*Exercise requirements*:
Would you return the run of lines that starts at the one with "Output the web" and ends at the one with "125, 130, 135];", ends included, exactly as written and without the images?

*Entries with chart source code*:
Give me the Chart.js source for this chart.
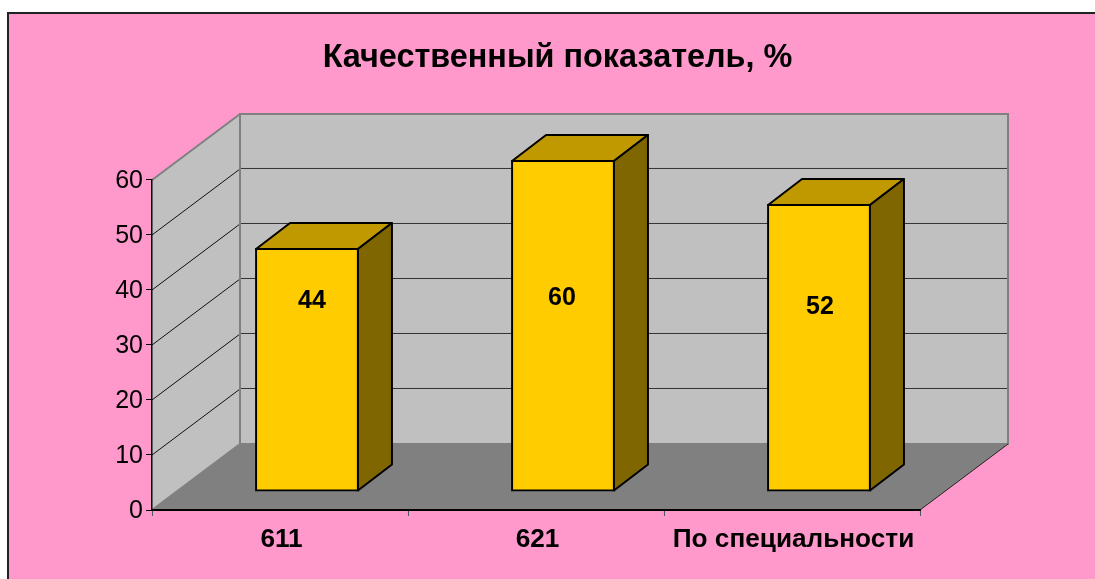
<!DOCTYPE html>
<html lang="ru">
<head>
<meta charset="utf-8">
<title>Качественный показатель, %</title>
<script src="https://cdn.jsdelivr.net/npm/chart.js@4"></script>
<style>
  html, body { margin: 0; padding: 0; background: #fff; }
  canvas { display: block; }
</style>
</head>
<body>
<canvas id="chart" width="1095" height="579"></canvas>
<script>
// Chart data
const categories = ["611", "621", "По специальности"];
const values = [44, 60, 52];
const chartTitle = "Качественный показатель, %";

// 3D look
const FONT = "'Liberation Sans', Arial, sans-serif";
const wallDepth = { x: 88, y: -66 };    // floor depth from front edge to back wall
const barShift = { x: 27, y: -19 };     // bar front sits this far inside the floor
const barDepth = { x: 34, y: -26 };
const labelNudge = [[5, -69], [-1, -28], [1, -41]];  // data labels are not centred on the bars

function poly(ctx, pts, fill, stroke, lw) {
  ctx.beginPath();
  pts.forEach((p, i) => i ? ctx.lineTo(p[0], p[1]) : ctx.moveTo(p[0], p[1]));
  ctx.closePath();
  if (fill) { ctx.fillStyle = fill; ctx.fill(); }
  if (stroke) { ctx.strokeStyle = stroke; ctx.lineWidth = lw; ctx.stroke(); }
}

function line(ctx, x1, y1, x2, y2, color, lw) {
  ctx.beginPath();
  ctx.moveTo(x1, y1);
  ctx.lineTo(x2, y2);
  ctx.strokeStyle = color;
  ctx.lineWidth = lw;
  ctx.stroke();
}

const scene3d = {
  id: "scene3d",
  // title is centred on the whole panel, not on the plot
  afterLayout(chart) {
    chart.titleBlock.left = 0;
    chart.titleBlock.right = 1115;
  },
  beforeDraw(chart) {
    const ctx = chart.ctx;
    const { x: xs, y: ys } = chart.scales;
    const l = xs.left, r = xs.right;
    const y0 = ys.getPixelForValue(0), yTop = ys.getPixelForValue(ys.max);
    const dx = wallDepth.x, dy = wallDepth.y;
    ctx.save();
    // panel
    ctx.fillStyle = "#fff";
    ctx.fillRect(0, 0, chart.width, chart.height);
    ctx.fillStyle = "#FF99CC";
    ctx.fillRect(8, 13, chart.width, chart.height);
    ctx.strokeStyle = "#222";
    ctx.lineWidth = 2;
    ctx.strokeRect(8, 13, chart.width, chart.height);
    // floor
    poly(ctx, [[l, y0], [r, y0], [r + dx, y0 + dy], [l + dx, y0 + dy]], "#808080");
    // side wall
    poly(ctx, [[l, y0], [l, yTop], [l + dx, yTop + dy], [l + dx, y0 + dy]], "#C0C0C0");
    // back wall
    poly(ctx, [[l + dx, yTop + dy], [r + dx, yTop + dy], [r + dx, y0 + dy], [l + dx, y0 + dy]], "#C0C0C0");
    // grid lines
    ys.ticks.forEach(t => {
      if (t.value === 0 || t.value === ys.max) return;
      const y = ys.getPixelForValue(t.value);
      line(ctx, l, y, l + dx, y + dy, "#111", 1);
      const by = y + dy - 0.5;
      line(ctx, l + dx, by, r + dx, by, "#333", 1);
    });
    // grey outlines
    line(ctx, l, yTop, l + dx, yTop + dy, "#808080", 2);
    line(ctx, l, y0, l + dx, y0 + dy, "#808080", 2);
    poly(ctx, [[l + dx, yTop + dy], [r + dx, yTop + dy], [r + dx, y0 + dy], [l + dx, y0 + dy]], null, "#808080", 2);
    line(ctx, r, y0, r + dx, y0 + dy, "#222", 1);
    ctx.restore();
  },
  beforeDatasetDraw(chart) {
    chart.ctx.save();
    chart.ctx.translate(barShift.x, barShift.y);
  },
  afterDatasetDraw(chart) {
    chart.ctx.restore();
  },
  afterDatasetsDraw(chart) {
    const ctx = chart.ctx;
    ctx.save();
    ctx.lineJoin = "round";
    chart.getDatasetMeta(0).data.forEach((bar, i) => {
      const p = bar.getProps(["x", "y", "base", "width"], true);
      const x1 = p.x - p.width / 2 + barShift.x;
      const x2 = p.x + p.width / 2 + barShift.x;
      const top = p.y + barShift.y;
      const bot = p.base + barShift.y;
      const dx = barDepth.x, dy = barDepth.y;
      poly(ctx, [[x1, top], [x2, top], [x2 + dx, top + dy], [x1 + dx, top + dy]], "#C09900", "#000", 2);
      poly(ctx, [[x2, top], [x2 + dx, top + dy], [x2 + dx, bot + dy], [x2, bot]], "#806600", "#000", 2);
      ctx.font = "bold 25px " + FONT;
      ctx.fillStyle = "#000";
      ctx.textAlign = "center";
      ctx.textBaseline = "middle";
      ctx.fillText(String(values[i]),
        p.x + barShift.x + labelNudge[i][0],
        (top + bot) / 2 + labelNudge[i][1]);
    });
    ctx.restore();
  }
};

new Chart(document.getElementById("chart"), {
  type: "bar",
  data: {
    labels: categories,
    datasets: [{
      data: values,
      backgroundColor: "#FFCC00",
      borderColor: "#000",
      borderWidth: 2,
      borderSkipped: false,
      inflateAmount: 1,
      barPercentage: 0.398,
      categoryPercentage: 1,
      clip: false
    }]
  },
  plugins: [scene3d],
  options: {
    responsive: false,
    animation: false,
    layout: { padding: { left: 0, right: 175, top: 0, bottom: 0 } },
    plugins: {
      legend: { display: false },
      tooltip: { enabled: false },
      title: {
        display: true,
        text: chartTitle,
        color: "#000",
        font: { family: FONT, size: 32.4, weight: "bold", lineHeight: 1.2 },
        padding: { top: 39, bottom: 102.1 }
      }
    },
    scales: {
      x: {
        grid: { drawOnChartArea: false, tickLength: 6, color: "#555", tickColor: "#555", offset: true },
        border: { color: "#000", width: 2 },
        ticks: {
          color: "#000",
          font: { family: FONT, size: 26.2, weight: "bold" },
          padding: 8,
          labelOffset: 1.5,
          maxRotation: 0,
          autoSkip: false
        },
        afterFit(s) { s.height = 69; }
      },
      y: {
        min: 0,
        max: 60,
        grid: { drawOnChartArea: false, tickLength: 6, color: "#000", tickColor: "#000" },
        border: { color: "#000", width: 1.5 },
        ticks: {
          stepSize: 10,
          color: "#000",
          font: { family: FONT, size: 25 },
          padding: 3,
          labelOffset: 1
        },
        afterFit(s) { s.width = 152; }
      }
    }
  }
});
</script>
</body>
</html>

--

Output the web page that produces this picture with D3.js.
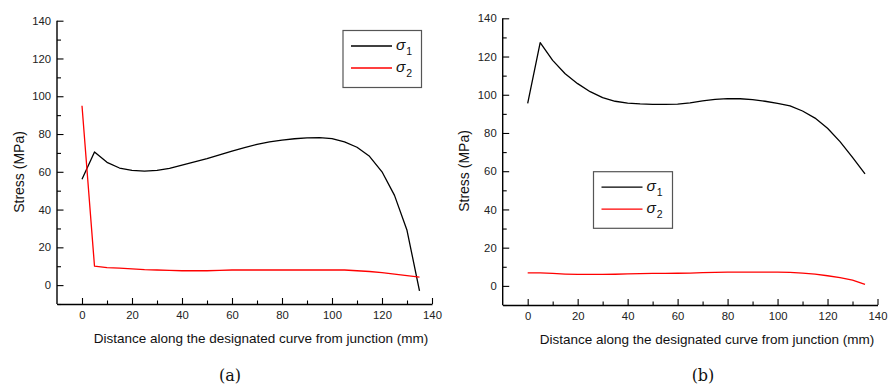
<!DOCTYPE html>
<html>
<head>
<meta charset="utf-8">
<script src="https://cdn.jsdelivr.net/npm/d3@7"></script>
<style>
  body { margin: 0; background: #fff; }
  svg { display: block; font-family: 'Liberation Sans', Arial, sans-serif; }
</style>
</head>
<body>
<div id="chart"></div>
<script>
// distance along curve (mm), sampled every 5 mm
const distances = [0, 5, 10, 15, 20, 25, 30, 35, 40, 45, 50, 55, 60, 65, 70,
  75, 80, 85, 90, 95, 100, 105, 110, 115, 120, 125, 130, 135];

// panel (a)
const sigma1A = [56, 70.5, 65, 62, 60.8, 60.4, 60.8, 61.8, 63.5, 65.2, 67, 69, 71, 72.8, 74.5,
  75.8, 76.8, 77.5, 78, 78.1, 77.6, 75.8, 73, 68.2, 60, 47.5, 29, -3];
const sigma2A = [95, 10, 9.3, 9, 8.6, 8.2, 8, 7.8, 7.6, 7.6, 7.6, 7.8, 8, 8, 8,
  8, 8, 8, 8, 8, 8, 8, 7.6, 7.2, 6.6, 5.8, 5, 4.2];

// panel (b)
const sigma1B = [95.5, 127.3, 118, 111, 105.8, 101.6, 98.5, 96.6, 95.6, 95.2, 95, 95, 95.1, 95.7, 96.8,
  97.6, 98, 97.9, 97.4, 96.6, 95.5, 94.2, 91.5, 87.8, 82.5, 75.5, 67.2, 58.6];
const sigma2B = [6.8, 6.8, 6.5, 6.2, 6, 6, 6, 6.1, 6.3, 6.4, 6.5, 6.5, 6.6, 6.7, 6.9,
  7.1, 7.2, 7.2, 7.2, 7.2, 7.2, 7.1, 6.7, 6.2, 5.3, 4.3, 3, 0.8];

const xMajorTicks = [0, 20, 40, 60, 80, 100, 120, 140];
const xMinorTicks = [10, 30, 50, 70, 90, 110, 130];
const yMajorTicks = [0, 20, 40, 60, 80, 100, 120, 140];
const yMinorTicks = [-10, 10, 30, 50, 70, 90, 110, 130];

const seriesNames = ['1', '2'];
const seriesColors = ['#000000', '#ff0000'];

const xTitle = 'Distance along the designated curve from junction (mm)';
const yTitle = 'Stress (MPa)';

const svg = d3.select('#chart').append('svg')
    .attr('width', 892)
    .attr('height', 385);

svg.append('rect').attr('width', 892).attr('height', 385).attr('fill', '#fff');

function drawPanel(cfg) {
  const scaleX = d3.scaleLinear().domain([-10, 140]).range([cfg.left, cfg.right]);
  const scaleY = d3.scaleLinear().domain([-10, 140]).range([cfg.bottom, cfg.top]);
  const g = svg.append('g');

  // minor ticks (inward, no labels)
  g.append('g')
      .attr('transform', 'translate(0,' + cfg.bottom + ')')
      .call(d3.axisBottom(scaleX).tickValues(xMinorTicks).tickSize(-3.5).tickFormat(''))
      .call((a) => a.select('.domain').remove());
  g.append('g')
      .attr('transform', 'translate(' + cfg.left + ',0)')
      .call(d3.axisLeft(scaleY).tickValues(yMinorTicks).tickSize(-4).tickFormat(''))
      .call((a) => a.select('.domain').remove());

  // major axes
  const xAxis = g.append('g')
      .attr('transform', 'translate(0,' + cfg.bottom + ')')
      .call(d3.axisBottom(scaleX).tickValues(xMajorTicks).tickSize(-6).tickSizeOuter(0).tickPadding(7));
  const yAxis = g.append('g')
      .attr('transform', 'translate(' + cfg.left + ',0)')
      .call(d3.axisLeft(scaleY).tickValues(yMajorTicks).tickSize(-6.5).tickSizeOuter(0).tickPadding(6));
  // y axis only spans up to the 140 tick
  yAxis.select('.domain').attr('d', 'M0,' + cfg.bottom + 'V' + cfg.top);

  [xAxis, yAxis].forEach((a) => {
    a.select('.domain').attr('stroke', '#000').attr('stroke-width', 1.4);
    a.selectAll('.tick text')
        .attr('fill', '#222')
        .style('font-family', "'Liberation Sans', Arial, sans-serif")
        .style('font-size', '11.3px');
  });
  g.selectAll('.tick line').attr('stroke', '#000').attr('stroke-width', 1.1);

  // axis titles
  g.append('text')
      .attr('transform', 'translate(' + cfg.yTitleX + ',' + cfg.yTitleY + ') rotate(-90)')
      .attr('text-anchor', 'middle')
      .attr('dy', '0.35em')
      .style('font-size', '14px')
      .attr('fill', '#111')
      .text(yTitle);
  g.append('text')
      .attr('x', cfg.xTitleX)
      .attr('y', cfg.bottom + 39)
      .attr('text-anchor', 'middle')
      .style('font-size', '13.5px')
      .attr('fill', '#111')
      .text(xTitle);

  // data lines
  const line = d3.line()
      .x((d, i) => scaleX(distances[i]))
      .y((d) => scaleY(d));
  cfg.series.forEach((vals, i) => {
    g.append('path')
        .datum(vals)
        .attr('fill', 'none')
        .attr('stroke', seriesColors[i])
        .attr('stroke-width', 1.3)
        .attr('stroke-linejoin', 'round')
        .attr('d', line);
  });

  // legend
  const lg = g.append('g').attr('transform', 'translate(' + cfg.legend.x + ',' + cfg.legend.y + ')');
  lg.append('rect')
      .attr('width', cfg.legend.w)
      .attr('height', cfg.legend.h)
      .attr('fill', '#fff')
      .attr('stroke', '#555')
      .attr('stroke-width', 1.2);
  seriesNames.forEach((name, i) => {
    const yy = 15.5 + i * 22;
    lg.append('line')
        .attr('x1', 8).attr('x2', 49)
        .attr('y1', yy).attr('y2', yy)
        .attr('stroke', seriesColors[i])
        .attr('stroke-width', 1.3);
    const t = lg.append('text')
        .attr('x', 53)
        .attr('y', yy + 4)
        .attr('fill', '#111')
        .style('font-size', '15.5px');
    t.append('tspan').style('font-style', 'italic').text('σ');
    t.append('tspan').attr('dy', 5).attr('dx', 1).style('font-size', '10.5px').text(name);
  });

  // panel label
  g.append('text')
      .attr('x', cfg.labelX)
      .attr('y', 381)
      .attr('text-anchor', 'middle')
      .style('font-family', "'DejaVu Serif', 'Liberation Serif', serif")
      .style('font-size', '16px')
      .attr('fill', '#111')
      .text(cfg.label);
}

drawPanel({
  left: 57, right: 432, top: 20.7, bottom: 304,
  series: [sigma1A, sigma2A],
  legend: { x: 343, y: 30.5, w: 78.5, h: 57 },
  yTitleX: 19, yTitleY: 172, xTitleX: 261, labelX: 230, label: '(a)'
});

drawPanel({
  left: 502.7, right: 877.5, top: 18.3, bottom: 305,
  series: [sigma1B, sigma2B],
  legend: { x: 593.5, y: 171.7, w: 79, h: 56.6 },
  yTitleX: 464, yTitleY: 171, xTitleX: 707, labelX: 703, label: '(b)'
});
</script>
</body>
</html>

*Solution for this exercise*:
Output the web page that produces this picture with D3.js.
<!DOCTYPE html>
<html>
<head>
<meta charset="utf-8">
<script src="https://cdn.jsdelivr.net/npm/d3@7"></script>
<style>
  body { margin: 0; background: #fff; }
  svg { display: block; font-family: 'Liberation Sans', Arial, sans-serif; }
</style>
</head>
<body>
<div id="chart"></div>
<script>
// distance along curve (mm), sampled every 5 mm
const distances = [0, 5, 10, 15, 20, 25, 30, 35, 40, 45, 50, 55, 60, 65, 70,
  75, 80, 85, 90, 95, 100, 105, 110, 115, 120, 125, 130, 135];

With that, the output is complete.